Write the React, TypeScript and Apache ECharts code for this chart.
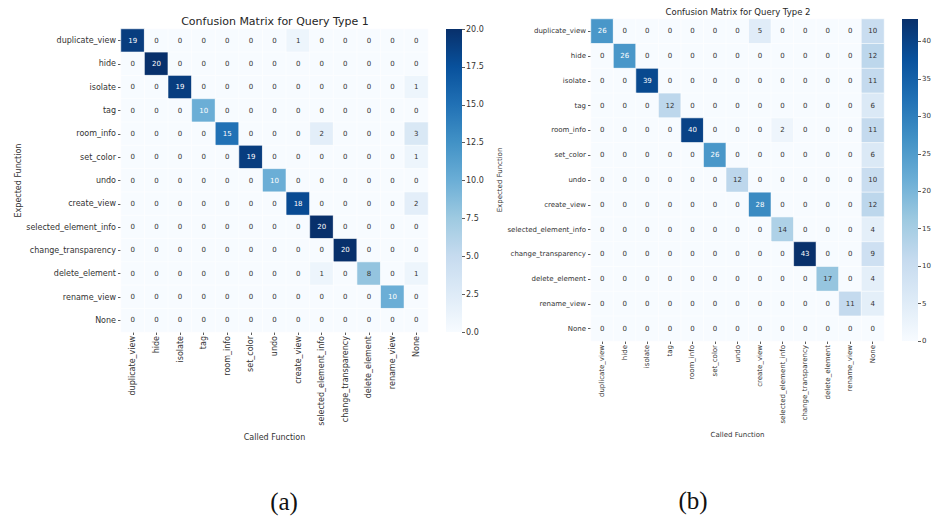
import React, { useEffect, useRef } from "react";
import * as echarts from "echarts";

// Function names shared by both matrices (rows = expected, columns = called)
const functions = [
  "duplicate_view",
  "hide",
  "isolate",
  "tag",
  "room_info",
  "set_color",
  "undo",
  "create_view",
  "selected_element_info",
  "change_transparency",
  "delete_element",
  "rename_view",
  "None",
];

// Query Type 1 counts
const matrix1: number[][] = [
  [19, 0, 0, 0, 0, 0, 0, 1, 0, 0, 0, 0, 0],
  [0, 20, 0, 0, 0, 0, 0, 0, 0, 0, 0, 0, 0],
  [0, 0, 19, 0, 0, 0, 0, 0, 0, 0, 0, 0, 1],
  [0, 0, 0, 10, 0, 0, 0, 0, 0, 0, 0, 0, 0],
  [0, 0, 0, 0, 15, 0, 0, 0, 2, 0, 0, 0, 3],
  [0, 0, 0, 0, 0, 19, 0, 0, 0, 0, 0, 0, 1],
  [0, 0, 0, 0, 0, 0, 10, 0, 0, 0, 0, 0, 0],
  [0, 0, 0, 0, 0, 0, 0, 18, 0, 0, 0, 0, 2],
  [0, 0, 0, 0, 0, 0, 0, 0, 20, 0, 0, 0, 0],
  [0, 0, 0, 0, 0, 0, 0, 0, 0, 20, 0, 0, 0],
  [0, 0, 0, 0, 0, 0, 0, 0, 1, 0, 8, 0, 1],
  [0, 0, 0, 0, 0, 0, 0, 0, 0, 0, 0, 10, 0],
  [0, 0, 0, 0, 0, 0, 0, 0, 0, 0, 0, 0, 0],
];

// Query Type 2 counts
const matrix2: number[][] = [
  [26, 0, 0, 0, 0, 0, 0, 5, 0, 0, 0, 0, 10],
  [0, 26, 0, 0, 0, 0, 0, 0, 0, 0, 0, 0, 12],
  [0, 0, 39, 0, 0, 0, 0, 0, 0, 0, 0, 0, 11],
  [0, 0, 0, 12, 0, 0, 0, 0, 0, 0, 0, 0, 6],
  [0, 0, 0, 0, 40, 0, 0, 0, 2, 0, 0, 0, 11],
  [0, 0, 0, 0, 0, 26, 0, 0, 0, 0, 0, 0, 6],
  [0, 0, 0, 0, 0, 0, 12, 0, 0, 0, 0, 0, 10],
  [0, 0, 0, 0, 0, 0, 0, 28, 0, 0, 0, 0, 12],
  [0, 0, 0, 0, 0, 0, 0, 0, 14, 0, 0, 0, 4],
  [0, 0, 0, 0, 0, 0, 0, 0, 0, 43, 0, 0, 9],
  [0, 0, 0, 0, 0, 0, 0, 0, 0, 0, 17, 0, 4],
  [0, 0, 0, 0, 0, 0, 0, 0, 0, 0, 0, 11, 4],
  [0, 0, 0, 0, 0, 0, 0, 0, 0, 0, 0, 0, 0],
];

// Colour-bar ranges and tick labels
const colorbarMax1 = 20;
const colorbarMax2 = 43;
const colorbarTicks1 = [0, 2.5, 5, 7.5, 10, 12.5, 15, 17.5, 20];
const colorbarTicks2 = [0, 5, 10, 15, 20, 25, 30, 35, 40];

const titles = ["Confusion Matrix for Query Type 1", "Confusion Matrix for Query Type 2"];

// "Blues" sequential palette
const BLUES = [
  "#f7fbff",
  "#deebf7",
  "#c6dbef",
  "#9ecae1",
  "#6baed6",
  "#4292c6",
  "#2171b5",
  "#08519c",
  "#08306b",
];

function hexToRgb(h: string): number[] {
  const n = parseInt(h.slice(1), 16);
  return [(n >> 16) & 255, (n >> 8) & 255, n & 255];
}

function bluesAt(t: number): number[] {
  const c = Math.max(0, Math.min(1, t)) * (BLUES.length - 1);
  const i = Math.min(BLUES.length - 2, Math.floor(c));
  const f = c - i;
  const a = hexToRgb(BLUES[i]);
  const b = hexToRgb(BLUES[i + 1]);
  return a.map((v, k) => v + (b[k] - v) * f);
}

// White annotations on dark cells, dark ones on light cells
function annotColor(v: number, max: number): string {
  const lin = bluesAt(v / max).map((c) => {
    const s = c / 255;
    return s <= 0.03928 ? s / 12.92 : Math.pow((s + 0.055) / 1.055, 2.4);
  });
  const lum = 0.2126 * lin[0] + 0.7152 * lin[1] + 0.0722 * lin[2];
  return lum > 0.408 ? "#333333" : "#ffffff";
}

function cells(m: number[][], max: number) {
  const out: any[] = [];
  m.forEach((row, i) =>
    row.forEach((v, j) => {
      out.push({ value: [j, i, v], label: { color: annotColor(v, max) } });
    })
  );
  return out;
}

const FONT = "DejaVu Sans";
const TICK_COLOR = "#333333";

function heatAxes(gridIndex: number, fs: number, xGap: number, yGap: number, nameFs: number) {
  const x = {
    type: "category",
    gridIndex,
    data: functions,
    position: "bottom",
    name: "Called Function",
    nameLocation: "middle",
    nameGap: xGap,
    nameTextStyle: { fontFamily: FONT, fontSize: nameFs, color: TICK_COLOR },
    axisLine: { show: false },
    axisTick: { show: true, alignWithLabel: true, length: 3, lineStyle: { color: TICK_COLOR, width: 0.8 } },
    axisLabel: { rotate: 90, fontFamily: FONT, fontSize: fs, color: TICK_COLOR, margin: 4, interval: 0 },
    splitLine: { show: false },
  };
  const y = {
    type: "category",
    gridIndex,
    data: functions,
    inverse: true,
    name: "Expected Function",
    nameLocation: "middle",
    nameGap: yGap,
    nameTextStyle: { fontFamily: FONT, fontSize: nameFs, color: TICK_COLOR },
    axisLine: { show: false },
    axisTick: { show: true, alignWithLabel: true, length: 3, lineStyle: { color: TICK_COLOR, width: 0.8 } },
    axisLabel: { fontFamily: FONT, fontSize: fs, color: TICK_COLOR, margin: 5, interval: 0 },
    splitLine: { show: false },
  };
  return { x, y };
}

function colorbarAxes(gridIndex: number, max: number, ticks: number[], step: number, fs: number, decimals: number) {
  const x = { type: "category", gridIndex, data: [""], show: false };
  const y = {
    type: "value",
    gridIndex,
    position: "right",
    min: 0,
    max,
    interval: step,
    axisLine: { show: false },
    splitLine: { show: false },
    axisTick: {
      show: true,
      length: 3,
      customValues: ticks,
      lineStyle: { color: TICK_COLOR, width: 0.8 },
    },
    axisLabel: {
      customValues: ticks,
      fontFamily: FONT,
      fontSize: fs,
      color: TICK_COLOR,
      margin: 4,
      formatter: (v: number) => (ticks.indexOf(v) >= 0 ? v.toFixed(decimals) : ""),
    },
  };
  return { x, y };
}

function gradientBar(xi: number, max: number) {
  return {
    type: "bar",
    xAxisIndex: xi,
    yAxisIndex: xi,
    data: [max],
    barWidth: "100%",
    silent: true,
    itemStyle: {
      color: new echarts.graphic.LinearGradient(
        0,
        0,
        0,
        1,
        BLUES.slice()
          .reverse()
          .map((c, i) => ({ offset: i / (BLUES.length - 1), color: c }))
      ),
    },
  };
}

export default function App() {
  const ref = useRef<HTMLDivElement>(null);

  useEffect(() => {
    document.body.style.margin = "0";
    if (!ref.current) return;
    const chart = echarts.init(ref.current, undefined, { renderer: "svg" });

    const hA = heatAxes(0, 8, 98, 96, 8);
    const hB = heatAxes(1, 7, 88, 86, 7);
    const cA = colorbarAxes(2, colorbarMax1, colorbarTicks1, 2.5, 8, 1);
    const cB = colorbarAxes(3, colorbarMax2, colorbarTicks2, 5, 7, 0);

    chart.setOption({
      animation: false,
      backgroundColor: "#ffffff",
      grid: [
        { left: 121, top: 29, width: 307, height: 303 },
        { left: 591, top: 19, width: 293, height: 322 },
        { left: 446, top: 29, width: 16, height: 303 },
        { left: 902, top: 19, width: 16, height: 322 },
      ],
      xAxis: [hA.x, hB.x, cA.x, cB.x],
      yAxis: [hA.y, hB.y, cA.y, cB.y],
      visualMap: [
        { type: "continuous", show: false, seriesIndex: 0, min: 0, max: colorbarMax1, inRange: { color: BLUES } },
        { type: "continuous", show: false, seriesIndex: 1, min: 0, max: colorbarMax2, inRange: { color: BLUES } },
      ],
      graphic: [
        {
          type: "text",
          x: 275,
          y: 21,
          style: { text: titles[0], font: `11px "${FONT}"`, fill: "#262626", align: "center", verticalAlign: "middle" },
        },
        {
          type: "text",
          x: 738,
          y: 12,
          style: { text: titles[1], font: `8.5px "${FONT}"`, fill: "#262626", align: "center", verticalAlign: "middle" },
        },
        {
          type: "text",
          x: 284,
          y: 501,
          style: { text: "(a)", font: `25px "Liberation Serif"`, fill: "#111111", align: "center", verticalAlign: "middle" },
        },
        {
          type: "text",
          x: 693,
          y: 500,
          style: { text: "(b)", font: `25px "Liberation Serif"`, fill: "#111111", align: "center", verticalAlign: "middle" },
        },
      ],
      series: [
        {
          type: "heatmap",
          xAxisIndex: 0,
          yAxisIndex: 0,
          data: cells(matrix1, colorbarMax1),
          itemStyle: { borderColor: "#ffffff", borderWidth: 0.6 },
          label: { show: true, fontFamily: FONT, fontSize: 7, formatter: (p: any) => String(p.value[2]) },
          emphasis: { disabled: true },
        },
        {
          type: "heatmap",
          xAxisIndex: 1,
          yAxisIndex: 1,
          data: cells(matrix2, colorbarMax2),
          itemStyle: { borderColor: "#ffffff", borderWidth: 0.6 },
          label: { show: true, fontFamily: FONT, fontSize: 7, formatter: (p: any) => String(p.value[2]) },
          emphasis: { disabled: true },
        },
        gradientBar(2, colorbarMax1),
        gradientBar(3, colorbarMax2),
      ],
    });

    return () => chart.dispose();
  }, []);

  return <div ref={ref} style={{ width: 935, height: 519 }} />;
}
***
INSTRUCTIONS FOR THE TASK |
Repeat the listing above up to and including the line with "import * as", starting from its first line. Drop any pictures.

SOLUTION BELOW |
Write the React, TypeScript and Apache ECharts code for this chart.
import React, { useEffect, useRef } from "react";
import * as echarts from "echarts";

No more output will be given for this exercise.